Most national and international media display an astounding degree of selective perception when covering remarks and actions by Pope Francis. The latest example is the overwhelmingly celebratory coverage of the Pope’s decision to revise the Catholic catechism to express across-the-board opposition to the death penalty.
In U.S. Spanish-language television, the news received top billing. Univision, for example, heralded the move as the preface to more even more radical changes to Church teaching, including the opening of the priesthood to women, and the end of the discipline of priestly celibacy.
LOURDES DEL RÍO, CORRESPONDENT, UNIVISION: But this decision of Pope Francis doesn't take place in a vacuum. Experts say the Pontiff could certainly be testing the waters to eventually make even more dramatic changes in other aspects of Catholic doctrine.
DANIEL ÁLVAREZ, PROFESSOR OF THEOLOGY, FLORIDA INTERNATIONAL UNIVERSITY: His stance is always anti-legalistic. And in the name of anti-legalism many new things can arise. For example, priesthood for women, and the end of celibacy.
The tone of the coverage was similar during the beginning of the summer as well, when the Pope also scored major headlines after it was reported that he privately told an errant homosexual priest’s gay sexual abuse victim “that you are gay does not matter. God made you like that and he loves you like that.”
As MRC Latino noted at the time, while the Pope’s alleged words could be interpreted in a way consistent with classic Catholic teaching that God “hates the sin, but loves the sinner” (and the victim himself subsequently told the Philadelphia Inquirer that he did not interpret the Pope’s words as portending a change in Church teaching), the trumpeted interpretation by the liberal media was decidedly that the Pope and the Catholic Church now essentially both “love the sin, and love the sinner.”
However, during several occasions this summer, the Pope has also made clearly conservative, orthodox statements on equally controversial topics, only to receive the stone cold silent treatment from these same media. For example, just weeks after the revelation of his private statement to the Chilean sexual abuse victim, while speaking on the record to the Italian Family Association, the Pope explicitly declared that “It is painful to say this today: People speak of varied families, of various kinds of family,” but “the family [as] man and woman in the image of God is the only one.” This latter remark, which leaves no room for liberal spin or wiggle room, fell on completely deaf ears on all the top U.S. morning and evening television shows, both in English and Spanish.

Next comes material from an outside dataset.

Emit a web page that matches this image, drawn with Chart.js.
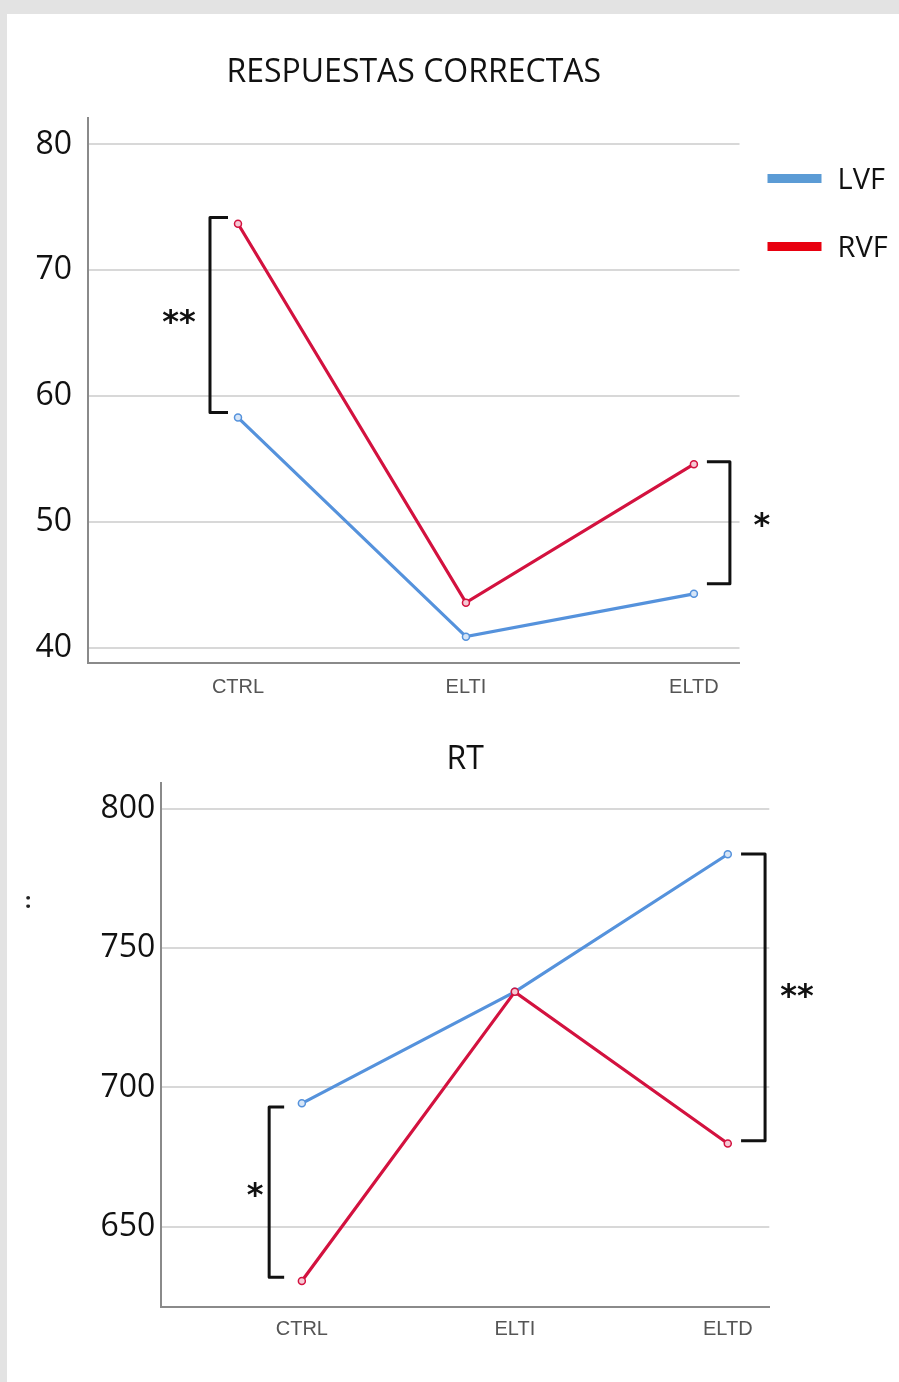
<!DOCTYPE html>
<html>
<head>
<meta charset="utf-8">
<script src="https://cdn.jsdelivr.net/npm/chart.js@4.4.1/dist/chart.umd.min.js"></script>
<style>
  body { margin: 0; background: #e3e3e3; width: 899px; height: 1382px; overflow: hidden; position: relative; }
  .panel { position: absolute; left: 7px; top: 14px; right: 0; bottom: 0; background: #fff; }
  .wrap { position: absolute; left: 0; width: 899px; }
  #topWrap { top: 0; height: 710px; }
  #rtWrap { top: 700px; height: 682px; }
  .stray { position: absolute; left: 25px; top: 884px; font: bold 22px "Open Sans"; color: #222; }
</style>
</head>
<body>
<div class="panel"></div>
<div class="wrap" id="topWrap"><canvas id="correctChart" width="899" height="710"></canvas></div>
<div class="wrap" id="rtWrap"><canvas id="rtChart" width="899" height="682"></canvas></div>
<div class="stray">:</div>
<script>
const categories = ["CTRL", "ELTI", "ELTD"];
const seriesNames = ["LVF", "RVF"];

// respuestas correctas
const correctLVF = [58.3, 40.9, 44.3];
const correctRVF = [73.7, 43.6, 54.6];
const correctTicks = [40, 50, 60, 70, 80];

// RT
const rtLVF = [694.3, 734.3, 783.7];
const rtRVF = [630.5, 734.3, 679.9];
const rtTicks = [650, 700, 750, 800];

// significance brackets (value range between the two series)
const correctBrackets = [
  { cat: 0, from: 58.7, to: 74.2, side: "left", mark: "**" },
  { cat: 2, from: 45.1, to: 54.8, side: "right", mark: "*" },
];
const rtBrackets = [
  { cat: 0, from: 631.9, to: 693.0, side: "left", mark: "*" },
  { cat: 2, from: 680.9, to: 783.8, side: "right", mark: "**" },
];

const BLUE = "#5592dc";
const RED = "#d3123f";

const toPoints = (vals) => vals.map((v, i) => ({ x: i, y: v }));

const makeDatasets = (lvf, rvf) => [
  {
    label: seriesNames[0], data: toPoints(lvf), borderColor: BLUE, legendColor: "#5b9bd5",
    pointBackgroundColor: "#d6e5f7", pointBorderColor: BLUE, order: 1,
  },
  {
    label: seriesNames[1], data: toPoints(rvf), borderColor: RED, legendColor: "#e8000f",
    pointBackgroundColor: "#f5c9d4", pointBorderColor: RED, order: 0,
  },
];

const bracketPlugin = {
  id: "brackets",
  afterDatasetsDraw(chart, args, opts) {
    const { ctx, scales: { x, y } } = chart;
    ctx.save();
    ctx.strokeStyle = "#111";
    ctx.fillStyle = "#111";
    ctx.lineWidth = 3;
    ctx.lineJoin = "round";
    ctx.font = "bold 32px 'DejaVu Sans'";
    ctx.textAlign = "center";
    ctx.textBaseline = "middle";
    opts.items.forEach((b, i) => {
      const st = opts.layout[i];
      const dir = b.side === "left" ? -1 : 1;
      const bx = x.getPixelForValue(b.cat) + dir * st.gap;
      const y1 = y.getPixelForValue(b.to);
      const y2 = y.getPixelForValue(b.from);
      ctx.beginPath();
      ctx.moveTo(bx - dir * st.arm, y1);
      ctx.lineTo(bx, y1);
      ctx.lineTo(bx, y2);
      ctx.lineTo(bx - dir * st.arm, y2);
      ctx.stroke();
      ctx.fillText(b.mark, bx + dir * st.text, (y1 + y2) / 2 + st.dy);
    });
    ctx.restore();
  },
};

const legendPlugin = {
  id: "sideLegend",
  afterDraw(chart, args, opts) {
    if (!opts.show) return;
    const { ctx, chartArea } = chart;
    ctx.save();
    ctx.font = "29px 'Open Sans'";
    ctx.textBaseline = "middle";
    chart.data.datasets.forEach((ds, i) => {
      const yy = chartArea.top + opts.top + i * opts.spacing;
      const xx = chartArea.right + opts.left;
      ctx.fillStyle = ds.legendColor;
      ctx.fillRect(xx, yy - 4, 54, 9);
      ctx.fillStyle = "#111";
      ctx.fillText(ds.label, xx + 70, yy + 3);
    });
    ctx.restore();
  },
};

function buildChart(canvasId, cfg) {
  return new Chart(document.getElementById(canvasId), {
    type: "line",
    data: { datasets: makeDatasets(cfg.lvf, cfg.rvf) },
    options: {
      responsive: false,
      animation: false,
      layout: { padding: cfg.padding },
      elements: {
        line: { borderWidth: 3.2, tension: 0 },
        point: { radius: 3.5, borderWidth: 1.5 },
      },
      scales: {
        x: {
          type: "linear",
          min: cfg.xMin,
          max: cfg.xMax,
          afterBuildTicks: (s) => { s.ticks = categories.map((c, i) => ({ value: i })); },
          afterFit: (s) => { s.height = 40; },
          ticks: {
            callback: (v) => categories[v],
            color: "#555",
            font: { family: "'Liberation Sans', Arial", size: 20 },
            padding: cfg.xPad,
            maxRotation: 0,
          },
          grid: { display: false },
          border: { display: true, color: "#8a8a8a", width: 2 },
        },
        y: {
          min: cfg.yMin,
          max: cfg.yMax,
          afterBuildTicks: (s) => { s.ticks = cfg.ticks.map((v) => ({ value: v })); },
          afterFit: (s) => { s.width = cfg.yWidth; },
          ticks: {
            color: "#111",
            font: { family: "'Open Sans'", size: 32 },
            padding: cfg.yPad,
          },
          grid: { color: "#d8d8d8", lineWidth: 2, drawTicks: false },
          border: { display: true, color: "#8a8a8a", width: 2 },
        },
      },
      plugins: {
        legend: { display: false },
        tooltip: { enabled: false },
        title: {
          display: true,
          text: cfg.title,
          fullSize: false,
          color: "#111",
          font: { family: "'Open Sans'", size: 32, weight: "normal", lineHeight: 1.2 },
          padding: cfg.titlePad,
        },
        brackets: { items: cfg.brackets, layout: cfg.bracketLayout },
        sideLegend: { show: cfg.legend, left: 28, top: 60, spacing: 68 },
      },
    },
    plugins: [bracketPlugin, legendPlugin],
  });
}

buildChart("correctChart", {
  title: "RESPUESTAS CORRECTAS",
  lvf: correctLVF, rvf: correctRVF, ticks: correctTicks,
  yMin: 38.83, yMax: 82.1, xMin: -0.658, xMax: 2.2,
  yWidth: 60, yPad: 16, xPad: 5,
  padding: { left: 28, right: 159.5, top: 0, bottom: 7.3 },
  titlePad: { top: 54, bottom: 25.6 },
  brackets: correctBrackets,
  bracketLayout: [{ gap: 28, arm: 18, text: 31, dy: 9 }, { gap: 36, arm: 23, text: 32, dy: 4 }],
  legend: true,
});

buildChart("rtChart", {
  title: "RT",
  lvf: rtLVF, rvf: rtRVF, ticks: rtTicks,
  yMin: 621.3, yMax: 809.3, xMin: -0.66, xMax: 2.195,
  yWidth: 70, yPad: 6, xPad: 3,
  padding: { left: 91.3, right: 129.7, top: 0, bottom: 35.3 },
  titlePad: { top: 41, bottom: 3.5 },
  brackets: rtBrackets,
  bracketLayout: [{ gap: 32.7, arm: 15, text: 14, dy: 5 }, { gap: 37.3, arm: 24, text: 32, dy: 0 }],
  legend: false,
});
</script>
</body>
</html>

In another severe, on the record statement against the agenda of the “gay lobby” the Pope also warned Italian bishops to vet carefully applicants to the priesthood and reject anyone they suspect might be incorrigibly homosexual, telling them “if in doubt, better not let them enter.” Once again, the top U.S. television networks, in both English and Spanish, chose to totally ignore a statement by the Pope that was clearly and unequivocally adverse to the LGBTQ policy agenda.
As the Catholic League’s Bill Donohue pointed out, this selective coverage of the Pope’s recent remarks and actions is important, particularly as we look ahead to the upcoming World Meeting of Families, a Vatican-sponsored event which will be held in Ireland from August 22-26. “Gay activists are desperately trying to redefine the family to include homosexual couples” Donohue noted in an analysis of developments leading up to the event, but “Pope Francis has thrown a monkey wrench into their agenda.”
Kudos to the leader of over one billion Catholics worldwide for continuing to share his perspective on the controversial moral questions of the day, but shame on the liberal media for trying to muzzle him to only fit the agenda that is pleasing to their ears.